As told to Leah Gebber

A diagnosis is perhaps the ultimate fear and the ultimate comfort. Ah, so there’s a name for the crazy way I’ve been feeling. Ah, there’s something very real and very frightening going on in my life. And Aaaaah, there might be a way forward.

Tuesday, February 10, 2015

I had been married for over a decade, had a houseful of children, and if you looked at me, you’d see yet another housewife, utterly ordinary. But my inner world roiled with emotion — grief, sadness, anger, disappointment. It was almost like I had no skin to protect me from the elements, so every passing whisper of feeling became a veritable storm. I was left buffeted, desperate, and fearful. I remember the time I asked my husband to bring me a tea. He added a heaping teaspoon of sugar instead of sweetener. Telling it over, it sounds ridiculous, but the disappointment I felt plunged me into a pit. “Don’t you know that I don’t take sugar?” I yelled. “You don’t care about me! You don’t even know me!” My husband was completely and utterly bewildered. What exactly did he do wrong? I didn’t know myself, only that my inner world was screaming that he didn’t care, that he would abandon me, that the world was a fearful place wherein everything that could go wrong would do so. And all of this about a teaspoon of sugar. Most of the time, and definitely on the outside, I’m just your average nice person. Inside, though, there are extremes fighting to get out. I found that I could keep the dike closed for a few days, weeks even, but eventually the pressure got too great and I would break down emotionally, feeling despair and terrible fear. I felt like my husband wasn’t supporting me enough through it and I was, at the same time, terrified that he would abandon me.

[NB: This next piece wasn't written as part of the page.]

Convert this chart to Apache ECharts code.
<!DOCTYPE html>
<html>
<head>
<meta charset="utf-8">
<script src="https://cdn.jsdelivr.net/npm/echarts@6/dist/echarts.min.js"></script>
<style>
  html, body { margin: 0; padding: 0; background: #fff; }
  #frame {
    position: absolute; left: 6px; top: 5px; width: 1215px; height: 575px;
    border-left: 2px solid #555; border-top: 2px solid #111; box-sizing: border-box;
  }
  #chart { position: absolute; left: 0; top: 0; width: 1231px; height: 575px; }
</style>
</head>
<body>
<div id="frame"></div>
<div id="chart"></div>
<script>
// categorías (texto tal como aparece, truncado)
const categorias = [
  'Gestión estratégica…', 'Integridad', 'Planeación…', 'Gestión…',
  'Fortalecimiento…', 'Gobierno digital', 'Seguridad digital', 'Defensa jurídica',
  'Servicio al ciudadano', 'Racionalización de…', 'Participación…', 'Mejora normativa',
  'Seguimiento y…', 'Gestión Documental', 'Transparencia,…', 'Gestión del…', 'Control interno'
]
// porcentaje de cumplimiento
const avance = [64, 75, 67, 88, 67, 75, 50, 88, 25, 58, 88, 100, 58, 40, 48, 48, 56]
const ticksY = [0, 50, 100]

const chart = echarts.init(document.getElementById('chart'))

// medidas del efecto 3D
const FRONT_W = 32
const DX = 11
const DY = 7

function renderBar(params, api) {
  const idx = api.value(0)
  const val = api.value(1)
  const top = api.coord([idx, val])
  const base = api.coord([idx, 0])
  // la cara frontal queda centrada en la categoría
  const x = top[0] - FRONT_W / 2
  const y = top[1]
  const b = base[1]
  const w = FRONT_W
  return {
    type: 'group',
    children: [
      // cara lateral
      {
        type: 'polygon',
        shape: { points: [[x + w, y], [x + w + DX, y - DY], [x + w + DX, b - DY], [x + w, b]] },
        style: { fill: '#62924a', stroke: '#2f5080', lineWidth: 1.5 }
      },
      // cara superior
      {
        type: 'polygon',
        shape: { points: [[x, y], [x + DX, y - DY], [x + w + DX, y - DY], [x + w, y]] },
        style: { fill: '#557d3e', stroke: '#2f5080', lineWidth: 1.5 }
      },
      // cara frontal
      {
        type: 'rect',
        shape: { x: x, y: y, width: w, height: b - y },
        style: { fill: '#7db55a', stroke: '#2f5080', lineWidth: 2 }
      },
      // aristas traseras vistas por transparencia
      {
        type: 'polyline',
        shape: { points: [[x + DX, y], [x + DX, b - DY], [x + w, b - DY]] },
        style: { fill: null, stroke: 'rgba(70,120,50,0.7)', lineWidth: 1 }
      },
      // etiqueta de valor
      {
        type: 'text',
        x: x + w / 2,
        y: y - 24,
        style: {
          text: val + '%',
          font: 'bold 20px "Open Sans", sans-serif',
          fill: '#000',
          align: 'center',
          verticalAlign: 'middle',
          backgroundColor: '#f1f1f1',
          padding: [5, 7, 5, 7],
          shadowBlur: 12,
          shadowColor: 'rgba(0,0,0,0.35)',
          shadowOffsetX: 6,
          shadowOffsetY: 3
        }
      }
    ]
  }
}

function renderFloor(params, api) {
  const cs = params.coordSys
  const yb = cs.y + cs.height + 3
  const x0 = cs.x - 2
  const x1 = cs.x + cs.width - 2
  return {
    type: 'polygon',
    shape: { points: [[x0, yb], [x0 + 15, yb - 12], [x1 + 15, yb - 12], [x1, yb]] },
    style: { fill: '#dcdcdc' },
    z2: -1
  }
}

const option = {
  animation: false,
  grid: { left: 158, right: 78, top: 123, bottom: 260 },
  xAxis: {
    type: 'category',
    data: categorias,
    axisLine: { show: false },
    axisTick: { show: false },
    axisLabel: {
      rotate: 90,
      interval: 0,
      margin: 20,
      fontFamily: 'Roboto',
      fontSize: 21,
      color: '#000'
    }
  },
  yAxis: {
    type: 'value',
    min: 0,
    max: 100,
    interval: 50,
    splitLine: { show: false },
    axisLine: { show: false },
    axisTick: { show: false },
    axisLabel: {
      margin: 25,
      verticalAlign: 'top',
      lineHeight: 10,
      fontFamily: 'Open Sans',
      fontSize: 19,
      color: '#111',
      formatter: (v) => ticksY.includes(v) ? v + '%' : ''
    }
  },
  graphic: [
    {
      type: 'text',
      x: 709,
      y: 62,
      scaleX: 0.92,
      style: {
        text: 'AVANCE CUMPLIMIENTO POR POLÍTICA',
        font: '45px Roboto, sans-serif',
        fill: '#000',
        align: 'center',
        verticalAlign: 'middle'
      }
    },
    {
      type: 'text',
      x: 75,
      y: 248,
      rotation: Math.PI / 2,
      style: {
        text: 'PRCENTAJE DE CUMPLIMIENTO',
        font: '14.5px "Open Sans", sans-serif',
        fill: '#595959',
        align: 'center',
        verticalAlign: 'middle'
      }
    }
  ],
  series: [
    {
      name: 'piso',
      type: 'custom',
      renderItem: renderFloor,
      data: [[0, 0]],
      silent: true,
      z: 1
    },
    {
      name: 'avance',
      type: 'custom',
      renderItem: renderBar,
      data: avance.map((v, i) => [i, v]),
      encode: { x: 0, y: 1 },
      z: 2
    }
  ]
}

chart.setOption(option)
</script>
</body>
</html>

I would cry, unceasing, racking sobs that brought no relief, but only hurt me more, and dug me deeper into my rut. I used the physical pain of the crying to cover up and distract myself from the emotional pain that I had no clue how to deal with. I tried therapist after therapist, and some of them helped a little, but nothing really hit the spot. Some I blame for incompetence, others told me what I wasn’t ready to hear. Like that I should visit a psychiatrist. Me? A psychiatric disorder? It was too much to contemplate. I desperately wanted to be a regular person, but just wanting to be a regular person is not enough. It’s hard enough to contemplate going through therapy, let alone having some kind of psychiatric disorder.